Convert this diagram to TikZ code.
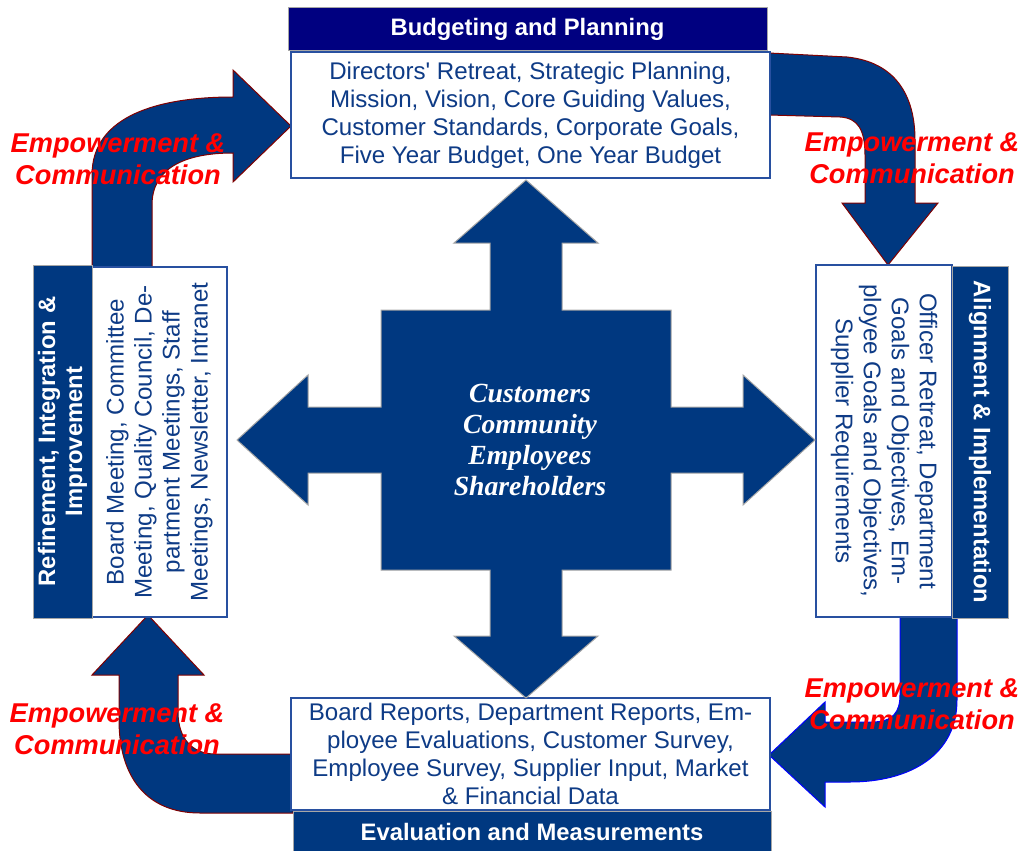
\documentclass[tikz,border=0pt]{standalone}
\usepackage{fontspec}
\setmainfont{Liberation Sans}
\newfontfamily\hubfont{Liberation Serif}
\usetikzlibrary{positioning}
\definecolor{hdrnavy}{RGB}{0,0,128}
\definecolor{hdrblue}{RGB}{0,56,128}
\definecolor{bodytext}{RGB}{14,59,134}
\definecolor{bodyline}{RGB}{40,80,160}
\definecolor{arrowred}{RGB}{128,0,0}

\begin{document}
\begin{tikzpicture}[x=1pt, y=-1pt,
    turnarrow/.style={fill=hdrblue, draw=arrowred, line width=1pt, line join=miter},
    hubcross/.style={fill=hdrblue, draw=gray!70, line width=1pt},
    empower/.style={text=red, align=center, font=\bfseries\itshape\fontsize{27.2}{32}\selectfont}]
    % Define styles for the boxes, their headers and the hub text
    \tikzstyle{body} = [draw=bodyline, line width=1.2pt, fill=white, text=bodytext, align=center, inner sep=0pt, font=\fontsize{24.1}{28}\selectfont]
    \tikzstyle{header} = [draw=gray!70, line width=1pt, fill=hdrblue, text=white, align=center, inner sep=0pt, font=\bfseries\fontsize{23.8}{27}\selectfont]
    \tikzstyle{hubtext} = [text=white, align=center, font=\hubfont\bfseries\itshape\fontsize{27.7}{31.3}\selectfont]

    \useasboundingbox (0,0) rectangle (1020,851);

    % Curved arrows between the stages
    \draw[turnarrow] (92,267) -- (92,175) .. controls (92,115) and (160,97) .. (233,97)
        -- (233,70) -- (291,126) -- (233,182) -- (233,153)
        .. controls (185,153) and (152,168) .. (152,205) -- (152,267) -- cycle;
    \draw[turnarrow] (769,53) -- (847,57) .. controls (895,62) and (915,95) .. (915,140)
        -- (915,203) -- (938,203) -- (888,265) -- (842,203) -- (865,203) -- (865,155)
        .. controls (865,130) and (858,118) .. (840,117) -- (769,115) -- cycle;
    \draw[turnarrow, draw=blue] (900,617) -- (957,617) -- (957,700)
        .. controls (957,755) and (910,782) .. (850,782) -- (825,782) -- (825,807)
        -- (769,755) -- (825,702) -- (825,722) -- (872,722)
        .. controls (893,722) and (900,712) .. (900,695) -- cycle;
    \draw[turnarrow] (293,813) -- (200,813) .. controls (145,813) and (119,775) .. (119,720)
        -- (119,675) -- (92,675) -- (148,615) -- (204,675) -- (178,675) -- (178,712)
        .. controls (178,738) and (192,754) .. (215,754) -- (293,754) -- cycle;

    % Stage boxes
    \node[body, minimum width=479, minimum height=126] (plan) at (530.5,115)
        {Directors\textquotesingle{} Retreat, Strategic Planning,\\Mission, Vision, Core Guiding Values,\\Customer Standards, Corporate Goals,\\Five Year Budget, One Year Budget};
    \node[header, fill=hdrnavy, minimum width=479, minimum height=43, above=0pt of plan, xshift=-3] (planhdr) {Budgeting and Planning};

    \node[body, rotate=-90, minimum width=352, minimum height=136] (align) at (884,441)
        {Officer Retreat, Department\\Goals and Objectives, Em-\\ployee Goals and Objectives,\\Supplier Requirements};
    \node[header, rotate=-90, minimum width=352, minimum height=56] (alignhdr) at (980,442) {Alignment \& Implementation};

    \node[body, minimum width=479, minimum height=112] (eval) at (530.5,754)
        {Board Reports, Department Reports, Em-\\ployee Evaluations, Customer Survey,\\Employee Survey, Supplier Input, Market\\\& Financial Data};
    \node[header, minimum width=478, minimum height=41, below=0pt of eval, xshift=1.5] (evalhdr) {Evaluation and Measurements};

    \node[body, rotate=90, minimum width=350, minimum height=135] (refine) at (159.5,442)
        {Board Meeting, Committee\\Meeting, Quality Council, De-\\partment Meetings, Staff\\Meetings, Newsletter, Intranet};
    \node[header, rotate=90, minimum width=353, minimum height=59] (refinehdr) at (62.5,441.5) {Refinement, Integration \&\\Improvement};

    % Central cross with the stakeholders
    \draw[hubcross] (526,180) -- (598,243) -- (562,243) -- (562,310) -- (671,310) -- (671,407)
        -- (743,407) -- (743,375) -- (815,440) -- (743,505) -- (743,473) -- (671,473)
        -- (671,570) -- (562,570) -- (562,636) -- (598,636) -- (526,698) -- (454,636)
        -- (490,636) -- (490,570) -- (381,570) -- (381,473) -- (308,473) -- (308,505)
        -- (237,440) -- (308,375) -- (308,407) -- (381,407) -- (381,310) -- (490,310)
        -- (490,243) -- (454,243) -- cycle;
    \node[hubtext] (hub) at (530,440) {Customers\\Community\\Employees\\Shareholders};

    % Labels on the curved arrows
    \node[empower] (emptl) at (118,159) {Empowerment \&\\Communication};
    \node[empower] (emptr) at (912,158) {Empowerment \&\\Communication};
    \node[empower] (empbr) at (912,704) {Empowerment \&\\Communication};
    \node[empower] (empbl) at (117,729) {Empowerment \&\\Communication};
\end{tikzpicture}
\end{document}
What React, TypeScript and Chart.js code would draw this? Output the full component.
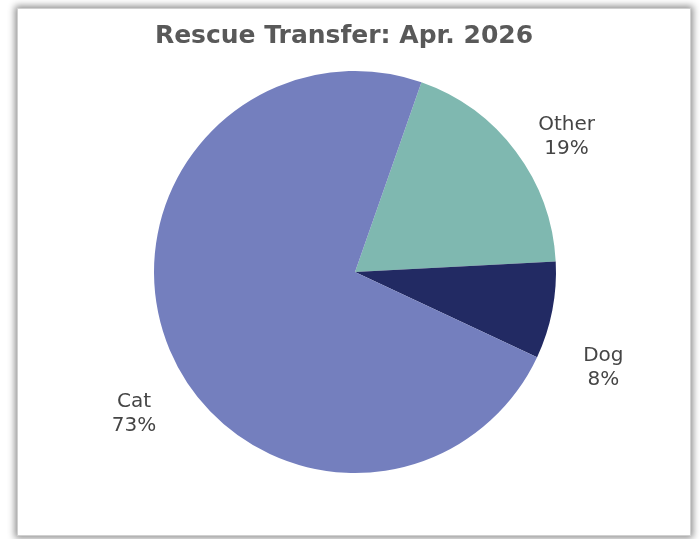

———

To do => In your copy, repeat each record exactly and include no pictures.

Answer below =>
Convert this diagram to TikZ code.
\documentclass[tikz,border=0pt]{standalone}
\usepackage{fontspec}
\setmainfont{Liberation Sans}
\newfontfamily\hubfont{Liberation Serif}
\usetikzlibrary{positioning}
\definecolor{hdrnavy}{RGB}{0,0,128}
\definecolor{hdrblue}{RGB}{0,56,128}
\definecolor{bodytext}{RGB}{14,59,134}
\definecolor{bodyline}{RGB}{40,80,160}
\definecolor{arrowred}{RGB}{128,0,0}

\begin{document}
\begin{tikzpicture}[x=1pt, y=-1pt,
    turnarrow/.style={fill=hdrblue, draw=arrowred, line width=1pt, line join=miter},
    hubcross/.style={fill=hdrblue, draw=gray!70, line width=1pt},
    empower/.style={text=red, align=center, font=\bfseries\itshape\fontsize{27.2}{32}\selectfont}]
    % Define styles for the boxes, their headers and the hub text
    \tikzstyle{body} = [draw=bodyline, line width=1.2pt, fill=white, text=bodytext, align=center, inner sep=0pt, font=\fontsize{24.1}{28}\selectfont]
    \tikzstyle{header} = [draw=gray!70, line width=1pt, fill=hdrblue, text=white, align=center, inner sep=0pt, font=\bfseries\fontsize{23.8}{27}\selectfont]
    \tikzstyle{hubtext} = [text=white, align=center, font=\hubfont\bfseries\itshape\fontsize{27.7}{31.3}\selectfont]

    \useasboundingbox (0,0) rectangle (1020,851);

    % Curved arrows between the stages
    \draw[turnarrow] (92,267) -- (92,175) .. controls (92,115) and (160,97) .. (233,97)
        -- (233,70) -- (291,126) -- (233,182) -- (233,153)
        .. controls (185,153) and (152,168) .. (152,205) -- (152,267) -- cycle;
    \draw[turnarrow] (769,53) -- (847,57) .. controls (895,62) and (915,95) .. (915,140)
        -- (915,203) -- (938,203) -- (888,265) -- (842,203) -- (865,203) -- (865,155)
        .. controls (865,130) and (858,118) .. (840,117) -- (769,115) -- cycle;
    \draw[turnarrow, draw=blue] (900,617) -- (957,617) -- (957,700)
        .. controls (957,755) and (910,782) .. (850,782) -- (825,782) -- (825,807)
        -- (769,755) -- (825,702) -- (825,722) -- (872,722)
        .. controls (893,722) and (900,712) .. (900,695) -- cycle;
    \draw[turnarrow] (293,813) -- (200,813) .. controls (145,813) and (119,775) .. (119,720)
        -- (119,675) -- (92,675) -- (148,615) -- (204,675) -- (178,675) -- (178,712)
        .. controls (178,738) and (192,754) .. (215,754) -- (293,754) -- cycle;

    % Stage boxes
    \node[body, minimum width=479, minimum height=126] (plan) at (530.5,115)
        {Directors\textquotesingle{} Retreat, Strategic Planning,\\Mission, Vision, Core Guiding Values,\\Customer Standards, Corporate Goals,\\Five Year Budget, One Year Budget};
    \node[header, fill=hdrnavy, minimum width=479, minimum height=43, above=0pt of plan, xshift=-3] (planhdr) {Budgeting and Planning};

    \node[body, rotate=-90, minimum width=352, minimum height=136] (align) at (884,441)
        {Officer Retreat, Department\\Goals and Objectives, Em-\\ployee Goals and Objectives,\\Supplier Requirements};
    \node[header, rotate=-90, minimum width=352, minimum height=56] (alignhdr) at (980,442) {Alignment \& Implementation};

    \node[body, minimum width=479, minimum height=112] (eval) at (530.5,754)
        {Board Reports, Department Reports, Em-\\ployee Evaluations, Customer Survey,\\Employee Survey, Supplier Input, Market\\\& Financial Data};
    \node[header, minimum width=478, minimum height=41, below=0pt of eval, xshift=1.5] (evalhdr) {Evaluation and Measurements};

    \node[body, rotate=90, minimum width=350, minimum height=135] (refine) at (159.5,442)
        {Board Meeting, Committee\\Meeting, Quality Council, De-\\partment Meetings, Staff\\Meetings, Newsletter, Intranet};
    \node[header, rotate=90, minimum width=353, minimum height=59] (refinehdr) at (62.5,441.5) {Refinement, Integration \&\\Improvement};

    % Central cross with the stakeholders
    \draw[hubcross] (526,180) -- (598,243) -- (562,243) -- (562,310) -- (671,310) -- (671,407)
        -- (743,407) -- (743,375) -- (815,440) -- (743,505) -- (743,473) -- (671,473)
        -- (671,570) -- (562,570) -- (562,636) -- (598,636) -- (526,698) -- (454,636)
        -- (490,636) -- (490,570) -- (381,570) -- (381,473) -- (308,473) -- (308,505)
        -- (237,440) -- (308,375) -- (308,407) -- (381,407) -- (381,310) -- (490,310)
        -- (490,243) -- (454,243) -- cycle;
    \node[hubtext] (hub) at (530,440) {Customers\\Community\\Employees\\Shareholders};

    % Labels on the curved arrows
    \node[empower] (emptl) at (118,159) {Empowerment \&\\Communication};
    \node[empower] (emptr) at (912,158) {Empowerment \&\\Communication};
    \node[empower] (empbr) at (912,704) {Empowerment \&\\Communication};
    \node[empower] (empbl) at (117,729) {Empowerment \&\\Communication};
\end{tikzpicture}
\end{document}
What React, TypeScript and Chart.js code would draw this? Output the full component.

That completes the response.